◆ **BRIEF**
Begin at the first line of the data and copy each line through the one containing "from matplotlib.patches import Patch", that line included, with no pictures.

★ ★ ★ ★ ★

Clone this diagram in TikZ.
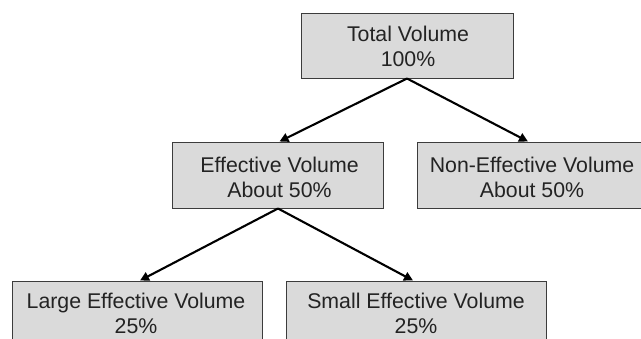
\documentclass[tikz,border=0pt]{standalone}
\usepackage{fontspec}
\setmainfont{Liberation Sans}
\usetikzlibrary{arrows.meta}
\definecolor{boxfill}{RGB}{218,218,218}
\definecolor{boxline}{RGB}{60,60,60}
\definecolor{txt}{RGB}{35,35,35}
\begin{document}
\begin{tikzpicture}[x=1pt,y=-1pt,
  box/.style={draw=boxline,fill=boxfill,line width=1pt,inner sep=0pt,minimum height=#1},
  box/.default=65pt,
  lbl/.style={anchor=base,inner sep=0pt,text=txt,font=\fontsize{21.3pt}{25pt}\selectfont},
  arr/.style={draw=black,line width=2.1pt,-{Triangle[length=9pt,width=9pt]}}]
\useasboundingbox (0,0) rectangle (641,338);
% boxes
\node[box,minimum width=212pt] (top) at (407,45.5) {};
\node[box=66pt,minimum width=211pt] (eff) at (277.5,175) {};
\node[box=66pt,minimum width=230pt] (non) at (532,175) {};
\node[box=90pt,minimum width=250pt] (large) at (137,326) {};
\node[box=90pt,minimum width=260pt] (small) at (416,326) {};
% texts
\node[lbl] (t1) at (408,41) {Total Volume};
\node[lbl] (t2) at (408,66) {100\%};
\node[lbl] (e1) at (279.5,172) {Effective Volume};
\node[lbl] (e2) at (279.5,197) {About 50\%};
\node[lbl] (n1) at (532,172) {Non-Effective Volume};
\node[lbl] (n2) at (532,197) {About 50\%};
\node[lbl] (l1) at (136,308) {Large Effective Volume};
\node[lbl] (l2) at (136,333) {25\%};
\node[lbl] (s1) at (416,308) {Small Effective Volume};
\node[lbl] (s2) at (416,333) {25\%};
% connectors
\draw[arr] (top.south) -- ([xshift=2pt]eff.north);
\draw[arr] (top.south) -- ([xshift=-4pt]non.north);
\draw[arr] ([xshift=0.5pt]eff.south) -- ([xshift=3pt]large.north);
\draw[arr] ([xshift=0.5pt]eff.south) -- ([xshift=-3pt]small.north);
\end{tikzpicture}
\end{document}
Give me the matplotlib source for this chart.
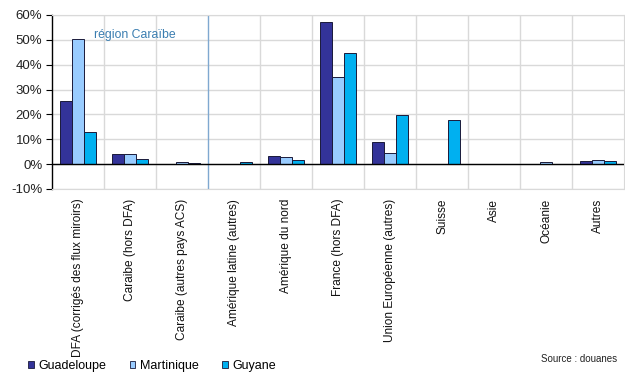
import matplotlib
matplotlib.use("Agg")
import matplotlib.pyplot as plt
import numpy as np
from matplotlib.patches import Patch

plt.rcParams['font.family'] = ['Liberation Sans', 'DejaVu Sans']

categories = [
    "DFA (corrigés des flux miroirs)",
    "Caraibe (hors DFA)",
    "Caraibe (autres pays ACS)",
    "Amérique latine (autres)",
    "Amérique du nord",
    "France (hors DFA)",
    "Union Européenne (autres)",
    "Suisse",
    "Asie",
    "Océanie",
    "Autres",
]
guadeloupe = [25.2, 4.0, 0.2, 0.2, 3.2, 57.2, 8.8, 0.1, 0.1, 0.1, 1.2]
martinique = [50.4, 4.0, 0.7, 0.2, 2.7, 35.2, 4.4, 0.1, 0.1, 0.7, 1.5]
guyane = [12.8, 2.0, 0.3, 0.7, 1.5, 44.8, 19.6, 17.6, 0.1, 0.2, 1.2]
series = [("Guadeloupe", guadeloupe, "#333399"),
          ("Martinique", martinique, "#99CCFF"),
          ("Guyane", guyane, "#00B0F0")]
yticks = [-10, 0, 10, 20, 30, 40, 50, 60]

fig = plt.figure(figsize=(6.25, 3.74), dpi=100)
ax = fig.add_axes([0.0832, 0.4947, 0.9152, 0.4653])

x = np.arange(len(categories))
w = 0.225
for i, (name, vals, col) in enumerate(series):
    ax.bar(x + (i - 1) * w, vals, width=w, color=col, edgecolor="#1a1a3a",
           linewidth=0.7, zorder=3)

ax.set_xlim(-0.5, len(categories) - 0.5)
ax.set_ylim(-10, 60)
ax.set_yticks(yticks)
ax.set_yticklabels([f"{v}%" for v in yticks], fontsize=9.5, color="#222222")

# category boundary grid
for b in np.arange(0.5, len(categories) - 0.5, 1.0):
    if abs(b - 2.5) < 1e-6:
        ax.axvline(b, color="#7FA8D0", linewidth=1.0, zorder=2)
    else:
        ax.axvline(b, color="#d9d9d9", linewidth=1.0, zorder=1)
ax.yaxis.grid(True, color="#d9d9d9", linewidth=1.0, zorder=1)
ax.set_axisbelow(True)
ax.axhline(0, color="black", linewidth=1.0, zorder=4)

for s in ["top", "right", "bottom"]:
    ax.spines[s].set_color("#d9d9d9")
ax.spines["left"].set_color("black")
ax.spines["left"].set_linewidth(1.0)
ax.tick_params(axis="y", length=4, width=0.8, pad=3)
ax.tick_params(axis="x", length=0, pad=7)
ax.set_xticks(x)
ax.set_xticklabels(categories, rotation=90, fontsize=8.6, va="top", ha="center",
                   color="#111111")

ax.text(1.1, 52, "région Caraïbe", color="#3A7DB0", fontsize=8.8,
        ha="center", va="center")

handles = [Patch(facecolor=c, edgecolor="#1a1a3a", linewidth=0.6, label=n)
           for n, _, c in series]
fig.legend(handles=handles, loc="center left", bbox_to_anchor=(0.045, 0.022),
           ncol=3, frameon=False, fontsize=9, handlelength=0.45,
           handleheight=0.45, handletextpad=0.35, columnspacing=1.9,
           borderpad=0, borderaxespad=0)

fig.text(0.988, 0.04, "Source : douanes", fontsize=7, ha="right", va="center",
         color="#222222")

fig.savefig("out.png", dpi=100)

★ ★ ★ ★ ★

◆ **ANSWER TO THIS EXERCISE**
Clone this diagram in TikZ.
\documentclass[tikz,border=0pt]{standalone}
\usepackage{fontspec}
\setmainfont{Liberation Sans}
\usetikzlibrary{arrows.meta}
\definecolor{boxfill}{RGB}{218,218,218}
\definecolor{boxline}{RGB}{60,60,60}
\definecolor{txt}{RGB}{35,35,35}
\begin{document}
\begin{tikzpicture}[x=1pt,y=-1pt,
  box/.style={draw=boxline,fill=boxfill,line width=1pt,inner sep=0pt,minimum height=#1},
  box/.default=65pt,
  lbl/.style={anchor=base,inner sep=0pt,text=txt,font=\fontsize{21.3pt}{25pt}\selectfont},
  arr/.style={draw=black,line width=2.1pt,-{Triangle[length=9pt,width=9pt]}}]
\useasboundingbox (0,0) rectangle (641,338);
% boxes
\node[box,minimum width=212pt] (top) at (407,45.5) {};
\node[box=66pt,minimum width=211pt] (eff) at (277.5,175) {};
\node[box=66pt,minimum width=230pt] (non) at (532,175) {};
\node[box=90pt,minimum width=250pt] (large) at (137,326) {};
\node[box=90pt,minimum width=260pt] (small) at (416,326) {};
% texts
\node[lbl] (t1) at (408,41) {Total Volume};
\node[lbl] (t2) at (408,66) {100\%};
\node[lbl] (e1) at (279.5,172) {Effective Volume};
\node[lbl] (e2) at (279.5,197) {About 50\%};
\node[lbl] (n1) at (532,172) {Non-Effective Volume};
\node[lbl] (n2) at (532,197) {About 50\%};
\node[lbl] (l1) at (136,308) {Large Effective Volume};
\node[lbl] (l2) at (136,333) {25\%};
\node[lbl] (s1) at (416,308) {Small Effective Volume};
\node[lbl] (s2) at (416,333) {25\%};
% connectors
\draw[arr] (top.south) -- ([xshift=2pt]eff.north);
\draw[arr] (top.south) -- ([xshift=-4pt]non.north);
\draw[arr] ([xshift=0.5pt]eff.south) -- ([xshift=3pt]large.north);
\draw[arr] ([xshift=0.5pt]eff.south) -- ([xshift=-3pt]small.north);
\end{tikzpicture}
\end{document}
Give me the matplotlib source for this chart.
import matplotlib
matplotlib.use("Agg")
import matplotlib.pyplot as plt
import numpy as np
from matplotlib.patches import Patch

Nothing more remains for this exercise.